Filing a successful personal injury claim results in the compensation you need to recover from your injuries, loss of income, property damage, and other losses.
Establishing negligence allows you to hold guilty parties responsible. But negligence and guilt aren’t always exclusive to one party.
Some plaintiffs may be held partly liable for their injuries due to their share in causing an accident to occur.
Contributory negligence must be fully understood if you want to achieve the resolution you want and obtain the compensation you deserve.
What is Contributory Negligence?
Contributory negligence is the shared negligence between parties involved in a legal dispute. Many plaintiffs in personal injury cases face contributory negligence charges from their defendants.
This allows defendants to claim that the plaintiff also contributed to an accident and the resulting injuries. Plaintiffs found to be partly negligent under contributory negligence rules may disqualify them from receiving any compensation.
Failure to demonstrate the necessary care for one’s own safety can lead to a wide range of injuries. As a result, insurance companies and court judges may have legal grounds for barring the plaintiff from recovering any losses.
Consulting with a personal injury attorney who understands the impact that contributory negligence can have on your case will protect you from the claims of a defendant.
Unlike comparative negligence, which results in a reduction of the compensation you receive, contributory negligence rules prevent you from obtaining any compensation altogether.
Knowing the difference and using the right legal strategy for your case may prevent you from suffering further financial losses.
Establishing Contributory Negligence in Personal Injury Cases
The defendant in a personal injury case must demonstrate three elements in order to establish contributory negligence on the part of the plaintiff.
Under Georgia law, defendants carry the burden of proof in demonstrating that the plaintiff contributed to the accident and injuries they sustained.
The following are the three elements that must be demonstrated to the courts:
- Plaintiff was fully aware of the dangers involved.
- Those risks where fully understood and appreciated.
- Plaintiff voluntarily put himself or herself at risk.
Actual and specific knowledge must be demonstrated.
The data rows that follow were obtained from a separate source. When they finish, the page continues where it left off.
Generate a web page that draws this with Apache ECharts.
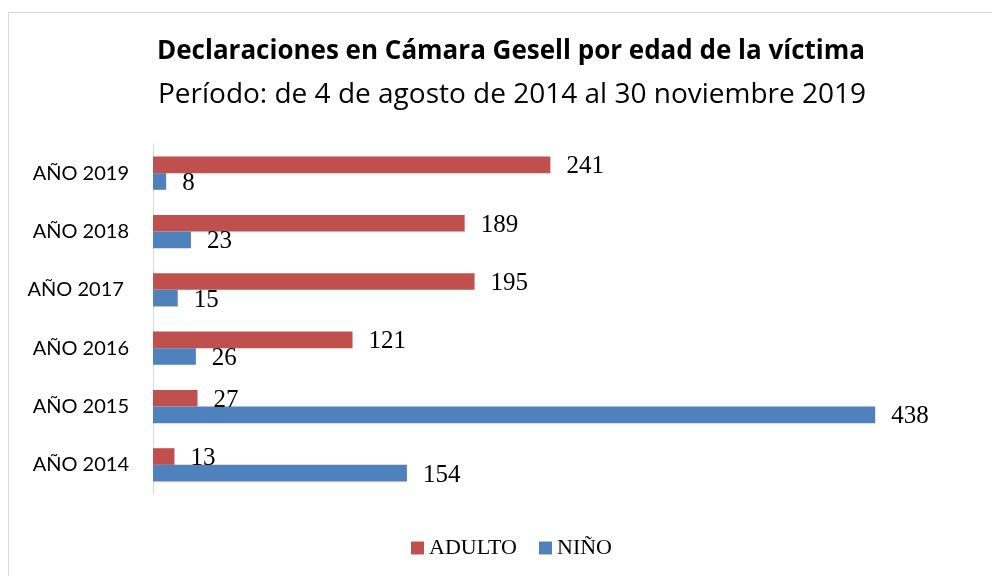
<!DOCTYPE html>
<html>
<head>
<meta charset="utf-8">
<script src="https://cdn.jsdelivr.net/npm/echarts@6/dist/echarts.min.js"></script>
<style>
  html, body { margin: 0; padding: 0; background: #fff; }
  #chart { width: 992px; height: 576px; }
</style>
</head>
<body>
<div id="chart"></div>
<script>
// datos
const categories = ['AÑO 2014', 'AÑO 2015', 'AÑO 2016', 'AÑO 2017 ', 'AÑO 2018', 'AÑO 2019']
const adulto = [13, 27, 121, 195, 189, 241]
const nino = [154, 438, 26, 15, 23, 8]

const chart = echarts.init(document.getElementById('chart'))

const labelStyle = {
  show: true,
  position: 'right',
  distance: 16,
  offset: [0, 2],
  fontFamily: 'Liberation Serif',
  fontSize: 25,
  color: '#000',
}

chart.setOption({
  animation: false,
  title: [
    {
      text: 'Declaraciones en Cámara Gesell por edad de la víctima',
      left: 506,
      top: 34,
      textAlign: 'center',
      textStyle: { fontFamily: 'Open Sans', fontWeight: 'bold', fontSize: 26, color: '#000' },
    },
    {
      text: 'Período: de 4 de agosto de 2014 al 30 noviembre 2019',
      left: 507,
      top: 76,
      textAlign: 'center',
      textStyle: { fontFamily: 'Open Sans', fontWeight: 'normal', fontSize: 28, color: '#000' },
    },
  ],
  graphic: [
    {
      type: 'polyline',
      shape: { points: [[8.5, 600], [8.5, 12.5], [1000, 12.5]] },
      style: { stroke: '#d9d9d9', lineWidth: 1, fill: null },
    },
  ],
  legend: {
    bottom: 12,
    left: 406,
    icon: 'rect',
    itemWidth: 13,
    itemHeight: 13,
    itemGap: 22,
    textStyle: { fontFamily: 'Liberation Serif', fontSize: 22, color: '#000' },
    data: ['ADULTO', 'NIÑO'],
  },
  grid: { left: 153, right: 97, top: 144, bottom: 82 },
  xAxis: {
    type: 'value',
    min: 0,
    max: 450,
    show: false,
  },
  yAxis: {
    type: 'category',
    data: categories,
    axisLine: { lineStyle: { color: '#d9d9d9' } },
    axisTick: { show: false },
    axisLabel: { margin: 24, fontFamily: 'Lato', fontSize: 20, color: '#000' },
  },
  series: [
    {
      name: 'ADULTO',
      type: 'bar',
      data: adulto,
      barGap: '0%',
      barCategoryGap: '43%',
      itemStyle: { color: '#C0504D' },
      label: labelStyle,
    },
    {
      name: 'NIÑO',
      type: 'bar',
      data: nino,
      barGap: '0%',
      barCategoryGap: '43%',
      itemStyle: { color: '#4F81BD' },
      label: labelStyle,
    },
  ],
})
</script>
</body>
</html>
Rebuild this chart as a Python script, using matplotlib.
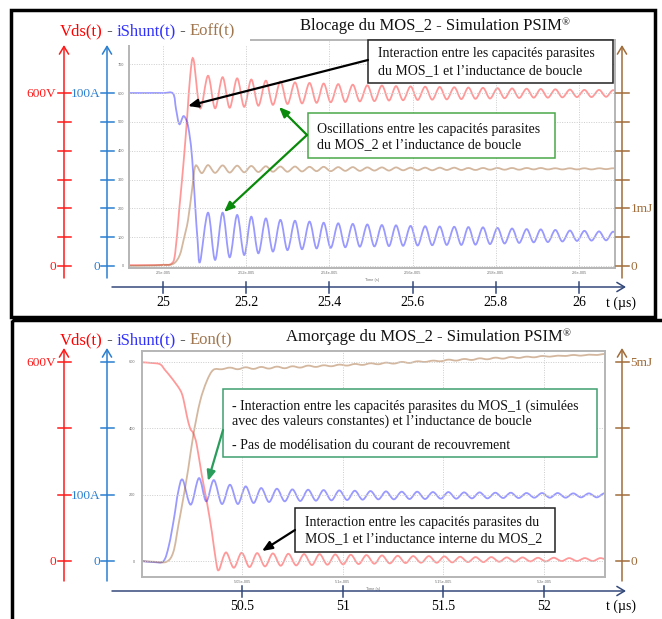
import numpy as np
import matplotlib.pyplot as plt
from matplotlib.path import Path
from matplotlib.patches import PathPatch, Rectangle

plt.rcParams['font.family'] = ['Liberation Serif', 'DejaVu Serif']

# ---------------- top panel : Blocage (t in us, PSIM units) ----------------
t_pk_top = [25.108, 25.143, 25.178, 25.212, 25.247, 25.282, 25.317, 25.352, 25.386, 25.421,
            25.456, 25.491, 25.526, 25.560, 25.595, 25.630, 25.665, 25.700, 25.734, 25.769,
            25.804, 25.839, 25.874, 25.908, 25.943, 25.978, 26.013, 26.048, 26.082]
t_tr_top = [25.125, 25.160, 25.195, 25.229, 25.264, 25.299, 25.334, 25.369, 25.403, 25.438,
            25.473, 25.508, 25.543, 25.577, 25.612, 25.647, 25.682, 25.717, 25.751, 25.786,
            25.821, 25.856, 25.891, 25.925, 25.960, 25.995, 26.030, 26.065, 26.099]

blue_top_t0 = [24.918, 24.960, 25.000, 25.024, 25.031, 25.039, 25.049, 25.058, 25.064, 25.070, 25.077, 25.083, 25.089]
blue_top_v0 = [600, 600, 600, 598, 545, 492, 520, 497, 450, 370, 213, 87, 15]
blue_top_pk = [185, 185, 177, 171, 165, 160, 157, 154, 150, 148, 146, 144, 142, 141, 139,
               138, 137, 136, 135, 134, 132, 130, 128, 127, 125, 123, 122, 120, 119]
blue_top_tr = [21, 30, 38, 44, 50, 55, 58, 61, 63, 65, 67, 68, 69, 70, 71,
               72, 73, 73, 74, 76, 78, 80, 82, 83, 85, 87, 88, 89, 90]

red_top_t0 = [24.918, 24.960, 25.000, 25.020, 25.029, 25.039, 25.049, 25.058, 25.065, 25.073, 25.089]
red_top_v0 = [3, 3, 4, 8, 44, 200, 356, 520, 657, 717, 547]
red_top_pk = [660, 655, 651, 647, 643, 640, 637, 635, 633, 631, 629, 627, 626, 624, 623,
              622, 621, 620, 619, 618, 617, 616, 615, 614, 613, 612, 611, 611, 610]
red_top_tr = [547, 549, 552, 556, 559, 562, 564, 566, 568, 569, 571, 572, 574, 575, 576,
              577, 578, 579, 580, 581, 582, 583, 584, 584, 585, 586, 586, 587, 587]

brown_top_t0 = [24.918, 24.960, 25.000, 25.025, 25.040, 25.050, 25.060, 25.070, 25.078, 25.093]
brown_top_v0 = [0, 1, 3, 8, 38, 95, 160, 270, 348, 322]
brown_top_pk = [350, 349, 348, 347, 346, 345, 345, 344, 344, 343, 343, 342, 342, 342, 341,
                341, 341, 341, 340, 340, 340, 340, 340, 340, 339, 339, 339, 339, 339]
brown_top_tr = [323, 324, 325, 326, 327, 327, 328, 329, 329, 330, 330, 331, 331, 332, 332,
                332, 333, 333, 333, 334, 334, 334, 335, 335, 335, 335, 335, 336, 336]

top_grid_t = [25.0, 25.2, 25.4, 25.6, 25.8, 26.0]
top_grid_lab = ['2.5e-005', '2.52e-005', '2.54e-005', '2.56e-005', '2.58e-005', '2.6e-005']
top_t_lab = ['25', '25.2', '25.4', '25.6', '25.8', '26']
top_grid_v = [0, 100, 200, 300, 400, 500, 600, 700]
top_v_ticks = [0, 100, 200, 300, 400, 500, 600]

# ---------------- bottom panel : Amorcage ----------------
t_pk_bot = [50.440, 50.518, 50.595, 50.673, 50.750, 50.828, 50.905, 50.983, 51.060, 51.138,
            51.215, 51.293, 51.370, 51.448, 51.525, 51.603, 51.680, 51.758, 51.835, 51.913,
            51.990, 52.068, 52.145, 52.223, 52.300]
t_tr_bot = [50.479, 50.557, 50.634, 50.712, 50.789, 50.867, 50.944, 51.022, 51.099, 51.177,
            51.254, 51.332, 51.409, 51.487, 51.564, 51.642, 51.719, 51.797, 51.874, 51.952,
            52.029, 52.107, 52.184, 52.262, 52.339]
t_pk_red_bot = [50.420, 50.498, 50.575, 50.653, 50.730, 50.808, 50.885, 50.963, 51.040, 51.118,
                51.195, 51.273, 51.350, 51.428, 51.505, 51.583, 51.660, 51.738, 51.815, 51.893,
                51.970, 52.048, 52.125, 52.203, 52.280]
t_tr_red_bot = [50.459, 50.537, 50.614, 50.692, 50.769, 50.847, 50.924, 51.002, 51.079, 51.157,
                51.234, 51.312, 51.389, 51.467, 51.544, 51.622, 51.699, 51.777, 51.854, 51.932,
                52.009, 52.087, 52.164, 52.242, 52.319]

red_bot_t0 = [50.003, 50.050, 50.093, 50.117, 50.151, 50.192, 50.208, 50.225, 50.242, 50.258,
              50.275, 50.300, 50.325, 50.350, 50.371, 50.385]
red_bot_v0 = [599, 597, 593, 576, 551, 516, 490, 440, 400, 385, 350, 259, 179, 88, -2, -27]
red_bot_pk = [26, 25, 24, 23, 22, 21, 21, 20, 19, 18, 17, 16, 15, 15, 14, 13, 12, 12, 11, 11, 10, 10, 9, 9, 9]
red_bot_tr = [-20, -18, -16, -14, -13, -12, -11, -10, -9, -8, -7, -6, -5, -5, -4, -3, -3, -2, -2, -1, -1, 0, 0, 0, 1]

blue_bot_t0 = [50.003, 50.060, 50.110, 50.137, 50.162, 50.183, 50.205, 50.245, 50.286, 50.322, 50.360, 50.400]
blue_bot_v0 = [0, -3, 0, 48, 129, 209, 245, 170, 250, 180, 244, 172]
blue_bot_pk = [230, 225, 220, 218, 216, 215, 214, 213, 212, 211, 210, 209, 209, 208, 208, 207, 207, 206, 206, 205, 205, 205, 204, 204, 204]
blue_bot_tr = [172, 175, 178, 180, 181, 182, 183, 184, 185, 186, 186, 187, 187, 188, 188, 189, 189, 190, 190, 191, 191, 191, 192, 192, 192]

brown_bot_t0 = [50.003, 50.060, 50.125, 50.159, 50.184, 50.208, 50.233, 50.258, 50.291, 50.324, 50.357, 50.400]
brown_bot_v0 = [0, -2, -2, 28, 109, 189, 279, 380, 480, 541, 576, 578]
brown_bot_pk = [583, 584, 585, 586, 587, 589, 590, 592, 594, 596, 598, 600, 602, 604, 607, 609, 611, 613, 615, 616, 618, 619, 621, 622, 624]
brown_bot_tr = [578, 579, 580, 581, 583, 585, 587, 589, 591, 593, 595, 597, 600, 602, 604, 606, 608, 610, 612, 614, 616, 618, 619, 621, 622]

bot_grid_t = [50.5, 51.0, 51.5, 52.0]
bot_grid_lab = ['5.05e-005', '5.1e-005', '5.15e-005', '5.2e-005']
bot_t_lab = ['50.5', '51', '51.5', '52']
bot_grid_v = [0, 200, 400, 600]

RED, BLUE, BROWN, TAX = '#ff1a1a', '#2b7fd0', '#a06c3a', '#34497a'

W, H = 662, 619
fig = plt.figure(figsize=(W / 100, H / 100), dpi=100)


def px_axes(x0, y0, x1, y1):
    return fig.add_axes([x0 / W, 1 - y1 / H, (x1 - x0) / W, (y1 - y0) / H])


def smooth(t, v):
    # Catmull-Rom through the read points, drawn as Bezier segments
    p = np.column_stack([t, v]).astype(float)
    q = np.vstack([p[0], p, p[-1]])
    verts, codes = [p[0]], [Path.MOVETO]
    for i in range(len(p) - 1):
        a, b, c, d = q[i], q[i + 1], q[i + 2], q[i + 3]
        verts += [b + (c - a) / 6, c - (d - b) / 6, c]
        codes += [Path.CURVE4] * 3
    return Path(verts, codes)


def knots(t0, v0, tp, vp, tt, vt):
    t = list(t0) + list(np.column_stack([tp, tt]).ravel())
    v = list(v0) + list(np.column_stack([vp, vt]).ravel())
    return t, v


def psim_axes(box, xlim, ylim, xt, xtl, yt, pady):
    ax = px_axes(*box)
    ax.set_xlim(xlim)
    ax.set_ylim(ylim)
    ax.set_xticks(xt, xtl)
    ax.set_yticks(yt, [str(v) for v in yt])
    ax.tick_params(length=0, labelsize=2.8, labelcolor='#707070')
    ax.tick_params(axis='x', pad=2.5)
    ax.tick_params(axis='y', pad=pady)
    for lab in ax.get_xticklabels() + ax.get_yticklabels():
        lab.set_family('Liberation Sans')
    ax.grid(True, color='#cccccc', lw=0.7, ls=(0, (1, 1.5)))
    for s in ax.spines.values():
        s.set_color('#b5b5b5')
        s.set_linewidth(1.4)
    ax.set_xlabel('Time (s)', fontsize=2.8, color='#707070', labelpad=1.5, family='Liberation Sans')
    return ax


def draw(ax, tv, color, alpha):
    ax.add_patch(PathPatch(smooth(*tv), fill=False, ec=color, alpha=alpha, lw=1.3))


ax_top = psim_axes((129, 40, 615, 268), (24.918, 26.0865), (-7, 784),
                   top_grid_t, top_grid_lab, top_grid_v, 3.5)
draw(ax_top, knots(red_top_t0, red_top_v0, t_pk_top, red_top_pk, t_tr_top, red_top_tr), '#ff0000', 0.4)
draw(ax_top, knots(blue_top_t0, blue_top_v0, t_pk_top, blue_top_pk, t_tr_top, blue_top_tr), '#0000ff', 0.4)
draw(ax_top, knots(brown_top_t0, brown_top_v0, t_pk_top, brown_top_pk, t_tr_top, brown_top_tr), '#a0602a', 0.45)

ax_bot = psim_axes((142, 351, 605, 577), (50.003, 52.303), (-48, 633),
                   bot_grid_t, bot_grid_lab, bot_grid_v, 5)
draw(ax_bot, knots(red_bot_t0, red_bot_v0, t_pk_red_bot, red_bot_pk, t_tr_red_bot, red_bot_tr), '#ff0000', 0.4)
draw(ax_bot, knots(blue_bot_t0, blue_bot_v0, t_pk_bot, blue_bot_pk, t_tr_bot, blue_bot_tr), '#0000ff', 0.4)
draw(ax_bot, knots(brown_bot_t0, brown_bot_v0, t_pk_bot, brown_bot_pk, t_tr_bot, brown_bot_tr), '#a0602a', 0.45)

# overlay in pixel coordinates for the hand-drawn parts
fg = fig.add_axes([0, 0, 1, 1])
fg.set_xlim(0, W)
fg.set_ylim(H, 0)
fg.axis('off')


def to_px(ax, x, y):
    X, Y = ax.transData.transform((x, y))
    return X, H - Y


def arrow(p0, p1, color, style, lw):
    fg.annotate('', xy=p1, xytext=p0,
                arrowprops=dict(arrowstyle=style, color=color, lw=lw, shrinkA=0, shrinkB=0))


AX_HEAD = '->,head_length=0.55,head_width=0.33'
PT_HEAD = '-|>,head_length=0.6,head_width=0.25'


def ext_axes(ax, tt, tl, vt, labs, y_time, y_lo, y_hi, y_lab):
    for x, col, lab, off in [(64, RED, labs[0], -8), (107, BLUE, labs[1], -6.5), (622, BROWN, labs[2], 8.5)]:
        arrow((x, y_lo), (x, y_hi), col, AX_HEAD, 1.1)
        for v in vt:
            py = to_px(ax, tt[0], v)[1]
            fg.plot([x - 6.5, x + 6.5], [py, py], color=col, lw=1.1)
        for v, s in lab.items():
            py = to_px(ax, tt[0], v)[1]
            fg.text(x + off, py + 1, s, color=col, fontsize=9.6,
                    ha='left' if off > 0 else 'right', va='center')
    arrow((112, y_time), (626, y_time), TAX, AX_HEAD, 1.1)
    for t, s in zip(tt, tl):
        px = to_px(ax, t, 0)[0]
        fg.plot([px, px], [y_time - 5.5, y_time + 5.5], color=TAX, lw=1.1)
        fg.text(px, y_lab, s, fontsize=10, ha='center', va='baseline')
    fg.text(606.5, y_lab, 't (µs)', fontsize=10, ha='left', va='baseline')


ext_axes(ax_top, top_grid_t, top_t_lab, top_v_ticks,
         [{600: '600V', 0: '0'}, {600: '100A', 0: '0'}, {200: '1mJ', 0: '0'}], 287, 278, 45, 306.5)
ext_axes(ax_bot, bot_grid_t, bot_t_lab, bot_grid_v,
         [{600: '600V', 0: '0'}, {200: '100A', 0: '0'}, {600: '5mJ', 0: '0'}], 591, 581, 348, 609.5)

# mask over the top-left of the upper PSIM frame, panel borders
fg.add_patch(Rectangle((122, 30), 128, 14.5, fc='white', ec='none'))
fg.add_patch(Rectangle((11, 9.5), 644, 307, fill=False, ec='black', lw=2.5))
fg.add_patch(Rectangle((11.5, 319.5), 670, 320, fill=False, ec='black', lw=2.5))


def title(x, y, parts, size=12):
    t = fg.text(x, y, parts[0][0], color=parts[0][1], fontsize=size, va='baseline')
    for s, c in parts[1:]:
        t = fg.annotate(s, xy=(1, 0), xycoords=t, color=c, fontsize=size, va='bottom')
    return t


DASH = '#333333'
title(60, 35, [('Vds(t)', '#ff0000'), (' - ', DASH), ('iShunt(t)', '#3030ff'), (' - ', DASH), ('Eoff(t)', '#a0764e')])
title(60, 344, [('Vds(t)', '#ff0000'), (' - ', DASH), ('iShunt(t)', '#3030ff'), (' - ', DASH), ('Eon(t)', '#a0764e')])
for x, y, s in [(300, 30, 'Blocage du MOS_2 - Simulation PSIM'), (286, 341, 'Amorçage du MOS_2 - Simulation PSIM')]:
    t = fg.text(x, y, s, fontsize=12, va='baseline', color='#111111')
    fg.annotate('®', xy=(1, 0.42), xycoords=t, fontsize=7.5, va='bottom', color='#111111')


def note(box, ec, lines):
    x0, y0, x1, y1 = box
    fg.add_patch(Rectangle((x0, y0), x1 - x0, y1 - y0, fc='white', ec=ec, lw=1.1, zorder=3))
    for x, y, s in lines:
        fg.text(x, y, s, fontsize=10, va='baseline', color='#111111', zorder=4)


note((368, 40, 613, 83), '#222222',
     [(378, 57.5, 'Interaction entre les capacités parasites'),
      (378, 74, 'du MOS_1 et l’inductance de boucle')])
arrow((368, 60), (188, 106), 'black', PT_HEAD, 1.6)

note((308, 113, 555, 158), '#4aa84a',
     [(317, 133, 'Oscillations entre les capacités parasites'),
      (317, 148.5, 'du MOS_2 et l’inductance de boucle')])
arrow((307, 135), (279, 107), '#0a8a0a', PT_HEAD, 1.6)
arrow((307, 135), (224, 212), '#0a8a0a', PT_HEAD, 1.6)

note((223, 389, 597, 457), '#3f9f6f',
     [(232, 410, '- Interaction entre les capacités parasites du MOS_1 (simulées'),
      (232, 425, 'avec des valeurs constantes) et l’inductance de boucle'),
      (232, 449, '- Pas de modélisation du courant de recouvrement')])
arrow((223, 430), (208, 481), '#2a9d5c', PT_HEAD, 1.6)

note((295, 508, 555, 552), '#222222',
     [(305, 526, 'Interaction entre les capacités parasites du'),
      (305, 542, 'MOS_1 et l’inductance interne du MOS_2')])
arrow((295, 530), (262, 551), 'black', PT_HEAD, 1.6)

fig.savefig('out.png', dpi=100)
But plaintiffs may not be held accountable for known risks if they agreed to those risks in order to comply with a specific policy such as in cases involving informed consent to medical treatments.
The inability to recover losses due to contributory negligence has caused many courts to favor comparative negligence rules in personal injury cases. This allows plaintiffs to recover some portion of compensation in direct proportion to their share of negligence.
But even in cases that include comparative negligence claims, the plaintiff may not receive any compensation if their share of negligence is 50 percent or more.
Getting Compensated Even When You Share Negligence
Contributory negligence may cause you to lose out on the compensation you need to recover from your injuries, cover medical and other expenses, and make up for any loss of income or earning capacity.
The relationship between both parties can determine if contributory negligence claims may be used in a given case. Courts consider the relationships between employers and workers, parents and their children, and spouses among many others.
Georgia personal injury cases typically view shared negligence under the rules of comparative, rather than contributory, negligence.
The ability to prevent a plaintiff from recovering any compensation has been increasingly viewed as unfair. Comparative negligence allows the courts to determine how much negligence is shared by each party and adjust any compensation accordingly.
You may face a contributory negligence claim in your personal injury case. But your attorney will help you understand the legal options you have in order to achieve the outcome you want.
Getting compensated for your injuries is the first step in achieving a full recovery, protecting the financial wellbeing of you and your family, and making sure that others are held accountable for your injuries.